Abstract

The convective stability of a two-layered system consisting of a heat-generating porous region underlying an air region has been numerically studied. The linear dependence of the heat release on the solid volume fraction is taken into account in the porous region. The equal constant temperature values are fixed on the external impermeable boundaries of the system. The critical internal Rayleigh-Darcy number at which the convection is induced in the system in the form of two-dimensional roll patterns with a given wave number has been determined. The convective flow is possible due to the formation of unstable density stratification in the presence of internal heat release. Two types of stationary convection, namely, the local and the large-scale convection, have been studied. The local flow arises in the air sublayer and scarcely penetrates into the porous sublayer. The large-scale convection covers both sublayers. The change in the convective regime occurs with the growth of one or another parameter of the system and indicates the variation of the instability type.

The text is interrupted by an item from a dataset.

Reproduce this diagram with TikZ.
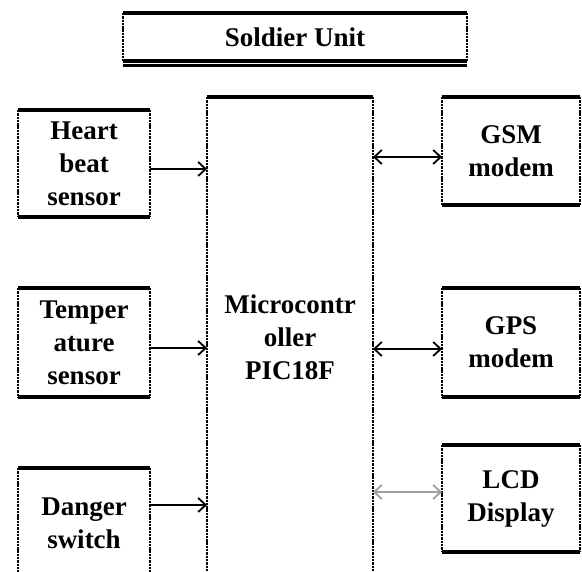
\documentclass[tikz,border=0pt]{standalone}
\usepackage{fontspec}
\setmainfont{Liberation Serif}
\usetikzlibrary{arrows.meta}

\begin{document}
\begin{tikzpicture}[x=1pt, y=-1pt,
    >={Straight Barb[length=7.5pt,width=14pt,line width=1.8pt]},
    blk/.style={rectangle, inner sep=0pt, outer sep=0pt, align=center,
        font=\fontsize{27}{33}\selectfont\bfseries},
    edge/.style={line width=3.6pt},
    side/.style={line width=2.4pt, dash pattern=on 2.4pt off 0.9pt},
    link/.style={line width=1.2pt}
]
    \useasboundingbox (0,0) rectangle (582,572);
    \clip (0,0) rectangle (582,572);

    \node[blk, minimum width=344pt, minimum height=48pt] (title) at (295, 37) {Soldier Unit};

    \node[blk, minimum width=132pt, minimum height=107pt] (heart) at (84, 163.5) {Heart\\beat\\sensor};
    \node[blk, minimum width=132pt, minimum height=109pt] (temp) at (84, 342.5) {Temper\\ature\\sensor};
    \node[blk, minimum width=132pt, minimum height=110pt] (danger) at (84, 523) {Danger\\switch};

    \node[blk, minimum width=166pt, minimum height=480pt] (micro) at (290, 337) {Microcontr\\oller\\PIC18F};

    \node[blk, minimum width=138pt, minimum height=108pt] (gsm) at (511, 151) {GSM\\modem};
    \node[blk, minimum width=138pt, minimum height=109pt] (gps) at (511, 342.5) {GPS\\modem};
    \node[blk, minimum width=138pt, minimum height=107pt] (lcd) at (511, 498.5) {LCD\\Display};

    % box borders: heavy top and bottom, broken sides
    \foreach \n in {title,heart,temp,danger,micro,gsm,gps,lcd}{
        \draw[edge] (\n.north west) -- (\n.north east);
        \draw[edge] (\n.south west) -- (\n.south east);
        \draw[side] (\n.north west) -- (\n.south west);
        \draw[side] (\n.north east) -- (\n.south east);
    }
    \draw[line width=2.4pt] ([yshift=-4.5pt]title.south west) -- ([yshift=-4.5pt]title.south east);

    % sensors to controller
    \draw[link, ->] ([yshift=-5.5pt]heart.east) -- ([yshift=-5.5pt]heart.east -| micro.west);
    \draw[link, ->] ([yshift=-5.5pt]temp.east) -- ([yshift=-5.5pt]temp.east -| micro.west);
    \draw[link, ->] ([yshift=18pt]danger.east) -- ([yshift=18pt]danger.east -| micro.west);

    % controller to modules
    \draw[link, <->] ([yshift=-6pt]gsm.west -| micro.east) -- ([yshift=-6pt]gsm.west);
    \draw[link, <->] ([yshift=-6.5pt]gps.west -| micro.east) -- ([yshift=-6.5pt]gps.west);
    \draw[link, <->, gray!75, line width=2pt] ([yshift=6.5pt]lcd.west -| micro.east) -- ([yshift=6.5pt]lcd.west);
\end{tikzpicture}
\end{document}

It is accompanied by an abrupt (by times and tens of times) change in the critical wave number of roll patterns. Numerical calculations show a decrease in the onset value for both types of convection with increasing solid volume fraction ϕ in the porous sublayer and increasing relative thickness d of the air sublayer. The growth of the Darcy number (the dimensionless per-meability of the porous sublayer) also causes destabilization of the air motionless state at the given ϕ and d. The variation of the convection regime from a large-scale flow to a local one occurs with increasing relative thickness of the air sublayer, whereas an opposite transition from the local to the large-scale convection regime is observed with increasing Darcy number.